Kassen greifen Reserven an

Laut Gesetz müssen die Kassen mindestens ein Viertel der Ausgaben eines Monats als Rücklage haben. Sparen könnten diese Kassen mit dem Abbau freiwilliger Leistungen oder von Personal. Der CDU-Gesundheitsexperte Jens Spahn sagte in Berlin: „Krankenkassen, die mit dem Geld, das sie aus dem Gesundheitsfonds bekommen, nicht auskommen, müssen Zusatzbeiträge von ihren Mitgliedern erheben.“ Darauf müsse auch die Aufsicht bestehen. Schmidt sagte, bis zum Aufstellen der Haushaltspläne für 2012 im November müssten sich die betroffenen Kassen „Gedanken machen“. Das bedeute aber nicht, dass diese Versicherungen vor der Pleite stünden.
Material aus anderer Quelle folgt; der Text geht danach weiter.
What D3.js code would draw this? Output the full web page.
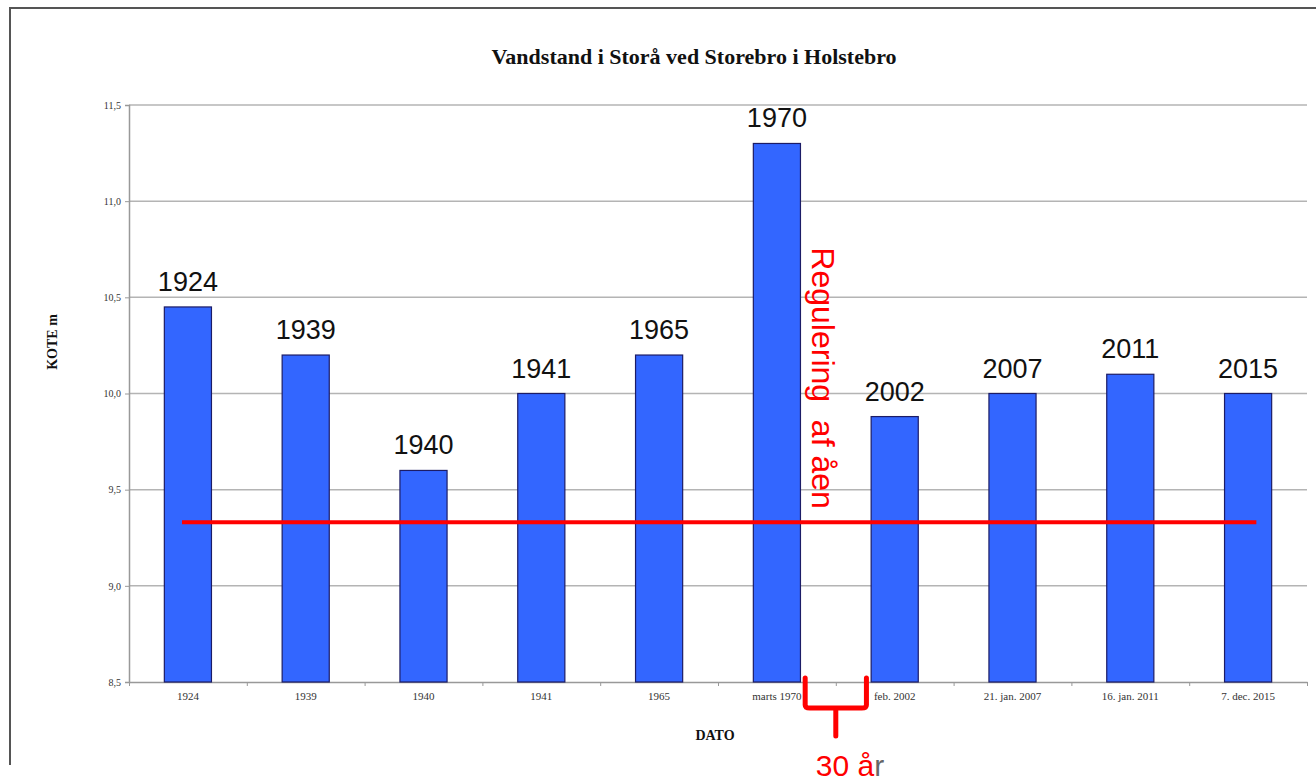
<!DOCTYPE html>
<html>
<head>
<meta charset="utf-8">
<script src="https://cdn.jsdelivr.net/npm/d3@7"></script>
<style>
  body { margin: 0; background: #fff; }
  .tick text { font-family: 'Liberation Serif', 'Times New Roman', serif; fill: #333; }
</style>
</head>
<body>
<div id="chart"></div>
<script>
const categories = ['1924', '1939', '1940', '1941', '1965', 'marts 1970', 'feb. 2002', '21. jan. 2007', '16. jan. 2011', '7. dec. 2015'];
const barLabels = ['1924', '1939', '1940', '1941', '1965', '1970', '2002', '2007', '2011', '2015'];
const levels = [10.45, 10.2, 9.6, 10.0, 10.2, 11.3, 9.88, 10.0, 10.1, 10.0];
const yTicks = [8.5, 9.0, 9.5, 10.0, 10.5, 11.0, 11.5];
const referenceLevel = 9.33;

const width = 1316;
const height = 784;
const margins = { top: 105, bottom: 102, left: 129, right: 9 };

const svg = d3.select('#chart').append('svg')
  .attr('width', width)
  .attr('height', height);

// outer frame (top + left edge only, like the cropped screenshot)
svg.append('path')
  .attr('d', `M10,765 L10,8 L${width},8`)
  .style('fill', 'none')
  .style('stroke', '#555')
  .style('stroke-width', 2);

const xScale = d3.scaleBand()
  .domain(categories)
  .range([margins.left, width - margins.right])
  .paddingInner(0.6)
  .paddingOuter(0.3);

// index scale for category boundaries
const xIndex = d3.scaleLinear()
  .domain([0, categories.length])
  .range([margins.left, width - margins.right]);

const yScale = d3.scaleLinear()
  .domain([8.5, 11.5])
  .range([height - margins.bottom, margins.top]);

// gridlines
svg.append('g')
  .selectAll('line')
  .data(yTicks.slice(1))
  .join('line')
  .attr('x1', margins.left)
  .attr('x2', width - margins.right)
  .attr('y1', d => yScale(d))
  .attr('y2', d => yScale(d))
  .style('stroke', '#b4b4b4')
  .style('stroke-width', 1.5);

const yAxis = d3.axisLeft(yScale)
  .tickValues(yTicks)
  .tickSize(4)
  .tickFormat(d => d3.format('.1f')(d).replace('.', ','));

const yG = svg.append('g')
  .attr('transform', `translate(${margins.left},0)`)
  .call(yAxis);
yG.select('.domain').style('stroke', '#999').style('stroke-width', 1.5);
yG.selectAll('.tick line').style('stroke', '#999');
yG.selectAll('.tick text').style('font-size', '10px').attr('x', -8);

// x boundary ticks
const xTickAxis = d3.axisBottom(xIndex)
  .tickValues(d3.range(categories.length + 1))
  .tickSize(4)
  .tickSizeOuter(0)
  .tickFormat('');
const xTickG = svg.append('g')
  .attr('transform', `translate(0,${height - margins.bottom})`)
  .call(xTickAxis);
xTickG.select('.domain').style('stroke', '#999').style('stroke-width', 1.5);
xTickG.selectAll('.tick line').style('stroke', '#999');

// x category labels
const xAxis = d3.axisBottom(xScale).tickSize(0).tickPadding(10);
const xG = svg.append('g')
  .attr('transform', `translate(0,${height - margins.bottom})`)
  .call(xAxis);
xG.select('.domain').remove();
xG.selectAll('.tick text').style('font-size', '11px');

// bars
svg.append('g')
  .selectAll('rect')
  .data(levels)
  .join('rect')
  .attr('x', (d, i) => xScale(categories[i]))
  .attr('y', d => yScale(d))
  .attr('width', xScale.bandwidth())
  .attr('height', d => yScale(8.5) - yScale(d))
  .style('fill', '#3366ff')
  .style('stroke', '#1c1c66')
  .style('stroke-width', 1.2);

// year labels over bars
svg.append('g')
  .selectAll('text')
  .data(levels)
  .join('text')
  .attr('x', (d, i) => xScale(categories[i]) + xScale.bandwidth() / 2)
  .attr('y', d => yScale(d) - 16)
  .attr('text-anchor', 'middle')
  .style('font-family', "'Liberation Sans', Arial, sans-serif")
  .style('font-size', '27px')
  .style('fill', '#111')
  .text((d, i) => barLabels[i]);

// reference line
svg.append('line')
  .attr('x1', xIndex(0.45))
  .attr('x2', xIndex(9.57))
  .attr('y1', yScale(referenceLevel))
  .attr('y2', yScale(referenceLevel))
  .style('stroke', '#ff0000')
  .style('stroke-width', 4);

// rotated annotation
svg.append('text')
  .attr('transform', `translate(${xIndex(5.8)},${yScale(10.76)}) rotate(90)`)
  .style('font-family', "'Liberation Sans', Arial, sans-serif")
  .style('font-size', '32px')
  .style('fill', '#ff0000')
  .style('white-space', 'pre')
  .text('Regulering  af åen');

// brace under the gap
const braceTop = yScale(8.5) - 4;
const braceMid = braceTop + 30;
svg.append('path')
  .attr('d', `M${xIndex(5.74)},${braceTop} L${xIndex(5.74)},${braceMid - 3} Q${xIndex(5.74)},${braceMid} ${xIndex(5.78)},${braceMid} ` +
    `L${xIndex(6.22)},${braceMid} Q${xIndex(6.26)},${braceMid} ${xIndex(6.26)},${braceMid - 3} L${xIndex(6.26)},${braceTop} ` +
    `M${xIndex(6)},${braceMid} L${xIndex(6)},${braceMid + 28}`)
  .style('fill', 'none')
  .style('stroke', '#ff0000')
  .style('stroke-width', 5)
  .style('stroke-linecap', 'round')
  .style('stroke-linejoin', 'round');

const yearsText = svg.append('text')
  .attr('x', xIndex(6.12))
  .attr('y', 776)
  .attr('text-anchor', 'middle')
  .style('font-family', "'Liberation Sans', Arial, sans-serif")
  .style('font-size', '30px');
yearsText.append('tspan').style('fill', '#ff0000').text('30 å');
yearsText.append('tspan').style('fill', '#666').text('r');

// title
svg.append('text')
  .attr('x', 694)
  .attr('y', 64)
  .attr('text-anchor', 'middle')
  .style('font-family', "'Liberation Serif', 'Times New Roman', serif")
  .style('font-weight', 'bold')
  .style('font-size', '22px')
  .style('fill', '#111')
  .text('Vandstand i Storå ved Storebro i Holstebro');

// axis titles
svg.append('text')
  .attr('transform', `translate(57,342) rotate(-90)`)
  .attr('text-anchor', 'middle')
  .style('font-family', "'Liberation Serif', 'Times New Roman', serif")
  .style('font-weight', 'bold')
  .style('font-size', '14px')
  .style('fill', '#111')
  .text('KOTE m');

svg.append('text')
  .attr('x', 715)
  .attr('y', 740)
  .attr('text-anchor', 'middle')
  .style('font-family', "'Liberation Serif', 'Times New Roman', serif")
  .style('font-weight', 'bold')
  .style('font-size', '14px')
  .style('fill', '#111')
  .text('DATO');
</script>
</body>
</html>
Insgesamt sind die Kassen laut ihrem Spitzenverband in diesem Jahr ausreichend finanziert. „Aber die konkrete Situation kann von Kasse zu Kasse sehr unterschiedlich sein“, sagte Sprecher Florian Lanz. Zusatzbeiträge „möchte natürlich jede Kasse so lange wie möglich hinauszögern“. Laut Gesetz könne eine Kasse die eigene Mindestreserve hierfür zwar anbrechen. „Im kommenden Haushaltsjahr muss sie dann allerdings wieder aufgefüllt werden“, gab Lanz zu bedenken.
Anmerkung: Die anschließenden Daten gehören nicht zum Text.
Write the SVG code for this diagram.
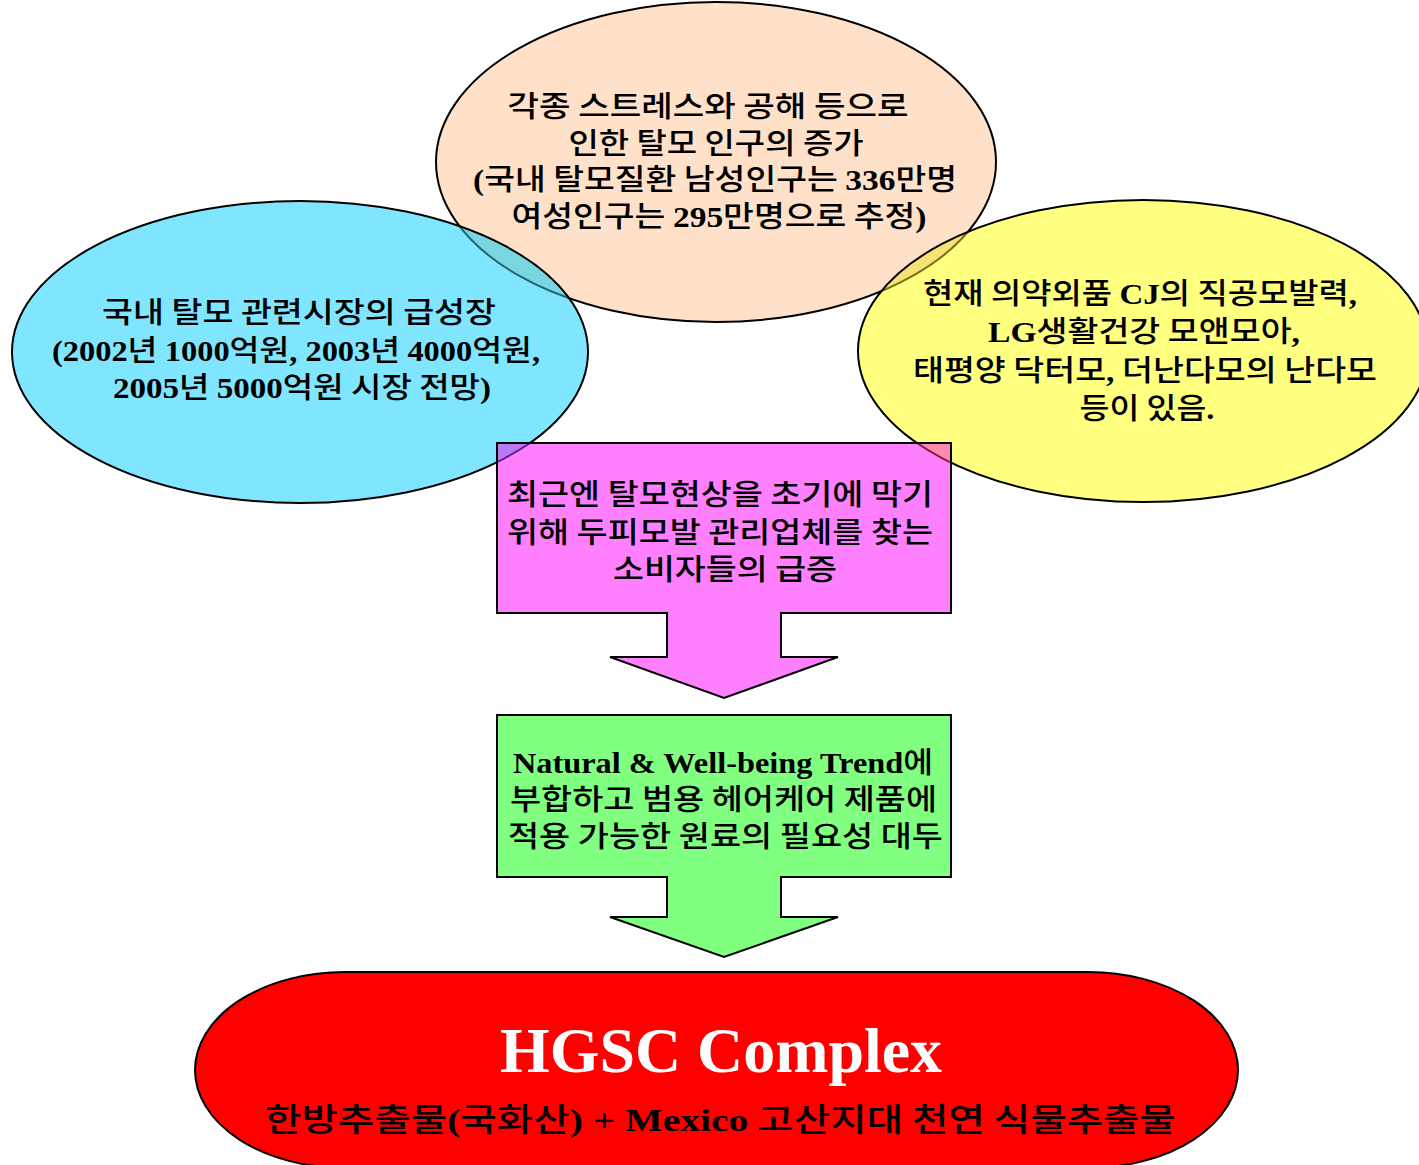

SPD-Generalsekretärin Andrea Nahles machte die schwarz-gelbe Gesundheitsreform verantwortlich. Als Fachminister habe Philipp Rösler (FDP) die Deckelung der Zusatzbeiträge aufgehoben. „Damit werden die Krankenkassen in einen ungesunden Negativ-Wettbewerb gezwungen und ihre Rücklagen werden aufgefressen.“ Eine Sprecherin des Verbandes der Betriebskrankenkassen (BKK) sagte, ihr lägen keine Zahlen vor, die auf eine Schieflage weiterer BKK hindeuteten. Die Ersatzkassen wie Barmer GEK oder DAK erzielten im ersten Quartal 518 Millionen Euro Überschuss, wie eine Sprecherin ihres Verbands der Nachrichtenagentur dpa sagte. Ihre Situation sei solide.
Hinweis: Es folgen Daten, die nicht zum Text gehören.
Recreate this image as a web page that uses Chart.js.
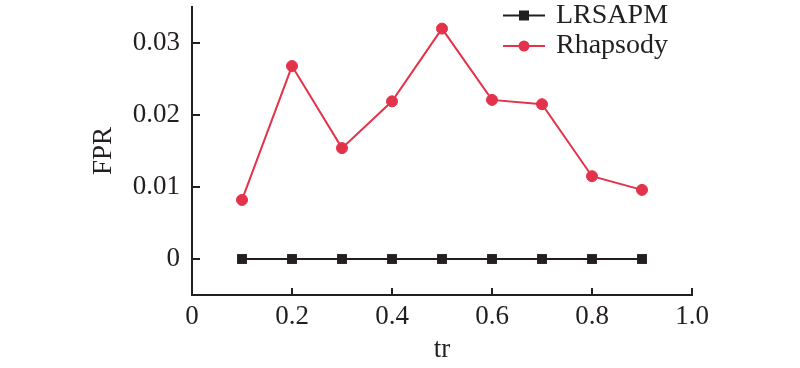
<!DOCTYPE html>
<html>
<head>
<meta charset="utf-8">
<script src="https://cdn.jsdelivr.net/npm/chart.js@4.4.1/dist/chart.umd.min.js"></script>
<style>
  html, body { margin: 0; padding: 0; background: #fff; }
  #wrap { width: 800px; height: 368px; position: relative; }
</style>
</head>
<body>
<div id="wrap"><canvas id="c" width="800" height="368"></canvas></div>
<script>
const trValues = [0.1, 0.2, 0.3, 0.4, 0.5, 0.6, 0.7, 0.8, 0.9];
const lrsapm = [0, 0, 0, 0, 0, 0, 0, 0, 0];
const rhapsody = [0.0082, 0.0268, 0.0154, 0.0219, 0.0320, 0.0221, 0.0215, 0.0115, 0.0096];
const seriesNames = ['LRSAPM', 'Rhapsody'];
const xTickLabels = ['0', '0.2', '0.4', '0.6', '0.8', '1.0'];
const yTickLabels = ['0', '0.01', '0.02', '0.03'];

const FONT = 'Liberation Serif';
const FSIZE = 27;
const AXIS = '#231f20';
const RED = '#e3334a';

function pts(ys) { return trValues.map((x, i) => ({ x: x, y: ys[i] })); }

const innerTicks = {
  id: 'innerTicks',
  afterDraw(chart) {
    const ctx = chart.ctx;
    const xs = chart.scales.x, ys = chart.scales.y;
    const ca = chart.chartArea;
    ctx.save();
    ctx.strokeStyle = AXIS;
    ctx.lineWidth = 2;
    ys.ticks.forEach(t => {
      const p = Math.round(ys.getPixelForValue(t.value));
      const major = t.label !== null && t.label !== undefined && t.label !== '';
      const len = major ? 8 : 5;
      ctx.beginPath();
      ctx.moveTo(ca.left, p);
      ctx.lineTo(ca.left + len, p);
      ctx.stroke();
    });
    xs.ticks.forEach(t => {
      const p = Math.round(xs.getPixelForValue(t.value));
      ctx.beginPath();
      ctx.moveTo(p, ca.bottom);
      ctx.lineTo(p, ca.bottom - 7);
      ctx.stroke();
    });
    ctx.restore();
  }
};

const customLegend = {
  id: 'customLegend',
  afterDraw(chart) {
    const ctx = chart.ctx;
    const rows = [15.5, 46];
    ctx.save();
    chart.data.datasets.forEach((ds, i) => {
      const y = rows[i];
      ctx.strokeStyle = ds.borderColor;
      ctx.lineWidth = 2;
      ctx.beginPath();
      ctx.moveTo(503, y);
      ctx.lineTo(545, y);
      ctx.stroke();
      ctx.fillStyle = ds.pointBackgroundColor;
      if (ds.pointStyle === 'rect') {
        ctx.fillRect(524 - 5, y - 5, 10, 10);
      } else {
        ctx.beginPath();
        ctx.arc(524, y, 5.5, 0, Math.PI * 2);
        ctx.fill();
      }
      ctx.fillStyle = '#231f20';
      ctx.font = '28px "' + FONT + '"';
      ctx.textBaseline = 'middle';
      ctx.textAlign = 'left';
      ctx.fillText(ds.label, 556, y);
    });
    ctx.restore();
  }
};

new Chart(document.getElementById('c'), {
  type: 'line',
  data: {
    datasets: [
      {
        label: seriesNames[0],
        data: pts(lrsapm),
        borderColor: AXIS,
        backgroundColor: AXIS,
        pointBackgroundColor: AXIS,
        pointBorderColor: AXIS,
        pointStyle: 'rect',
        pointRadius: 7,
        pointBorderWidth: 0,
        borderWidth: 2,
        tension: 0
      },
      {
        label: seriesNames[1],
        data: pts(rhapsody),
        borderColor: RED,
        backgroundColor: RED,
        pointBackgroundColor: RED,
        pointBorderColor: RED,
        pointStyle: 'circle',
        pointRadius: 5.5,
        pointBorderWidth: 1,
        borderWidth: 2,
        tension: 0
      }
    ]
  },
  options: {
    responsive: false,
    animation: false,
    layout: { padding: { left: 86, right: 108, top: 7, bottom: 0 } },
    plugins: { legend: { display: false }, tooltip: { enabled: false } },
    scales: {
      x: {
        type: 'linear',
        min: 0, max: 1,
        grid: { drawOnChartArea: false, drawTicks: false },
        border: { display: true, color: AXIS, width: 2 },
        ticks: {
          stepSize: 0.2,
          padding: 6,
          color: '#231f20',
          font: { family: FONT, size: FSIZE },
          maxRotation: 0,
          callback: (v) => {
            const i = Math.round(v / 0.2);
            return Math.abs(v - i * 0.2) < 1e-6 ? xTickLabels[i] : null;
          }
        },
        title: {
          display: true, text: 'tr', color: '#231f20',
          font: { family: FONT, size: FSIZE },
          padding: { top: 0, bottom: 2 }
        },
        afterFit: (s) => { s.height = 73; s.paddingLeft = 0; s.paddingRight = 0; }
      },
      y: {
        type: 'linear',
        min: -0.005, max: 0.035,
        grid: { drawOnChartArea: false, drawTicks: false },
        border: { display: true, color: AXIS, width: 2 },
        ticks: {
          stepSize: 0.005,
          padding: 12,
          color: '#231f20',
          font: { family: FONT, size: FSIZE },
          callback: (v) => {
            const i = Math.round(v / 0.01);
            if (Math.abs(v - i * 0.01) < 1e-7 && i >= 0 && i < yTickLabels.length) return yTickLabels[i];
            return null;
          }
        },
        title: {
          display: true, text: 'FPR', color: '#231f20',
          font: { family: FONT, size: FSIZE },
          padding: { top: 2, bottom: 0 }
        },
        afterFit: (s) => { s.width = 106; s.paddingTop = 0; s.paddingBottom = 0; }
      }
    }
  },
  plugins: [innerTicks, customLegend]
});
</script>
</body>
</html>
Derweil ist der Weg für eine Großfusion im Bereich der gesetzlichen Krankenkassen geebnet: Der Verwaltungsrat der Vereinigten IKK (Düsseldorf) stimmte gestern dem Fusionsangebot der größten deutschen Innungskrankenkasse IKK classic (Dresden) zu. Beide zusammen werden nach Angaben der Vereinigten IKK 3,6 Millionen Mitglieder haben und vor allem Handwerk und Mittelstand bedienen. Das Fusionsangebot ging von der IKK classic aus. Beschlossen werden soll der Zusammenschluss am 5./6. Juli, dann soll das gemeinsame Unternehmen möglichst schnell realisiert werden. Hintergrund der Überlegungen zu einem Zusammenschluss war die schwierige Finanzlage der Vereinigten IKK gewesen. Das fusionierte Unternehmen will den Angaben zufolge bis 2013 keine Zusatzbeiträge erheben. Damit fällt der von der Vereinigten IKK geplante Zusatzbeitrag in Höhe von acht Euro weg. Die Vereinigte IKK war im Juli 2010 aus der Signal Iduna IKK und der IKK Nordrhein entstanden. Die IKK classic wurde im Januar 2010 aus den vier IKK Baden-Württemberg/Hessen, Hamburg, Sachsen und Thüringen gebildet.

Pleitekasse leiht Mitarbeiter

Mit der City BKK muss die erste Kasse seit dem Start des Fonds zum 1. Juli schließen. Derzeit braucht die bankrotte Kasse Hilfe von Mitarbeitern anderer Versicherungen, wie Kassenvorstand Oliver Reken der Zeitung „Die Welt“ sagte. „Es gibt in vier Leistungsbereichen Rückstände bei der Bearbeitung.“ Nun müssten 43 Mitarbeiter von anderen Kassen aushelfen. „Bis zum 30. Juni sollen alle unbearbeiteten Leistungsanträge erledigt sein“, sagte Reken. Die Arbeitsverhältnisse der City-BKK-Mitarbeiter endeten am 30. Juni, sagte Sprecher Torsten Nowak. Viele müssten vorher noch Urlaub abbauen - so dass eigene Arbeitskräfte fehlten. Die Versicherten bekämen in der Regel von den Problemen aber nichts mit. Von den ursprünglich 136.000 Mitgliedern hätten noch rund 40.000 keine neue Versicherung, teilte Nowak mit. Die „City BKK Körperschaft in Abwicklung“ als Nachfolgeorganisation auf Zeit zahle aber zum Beispiel auch, wenn ein Versicherter Ende Juni ins Krankenhaus muss und die Rechnung erst später komme.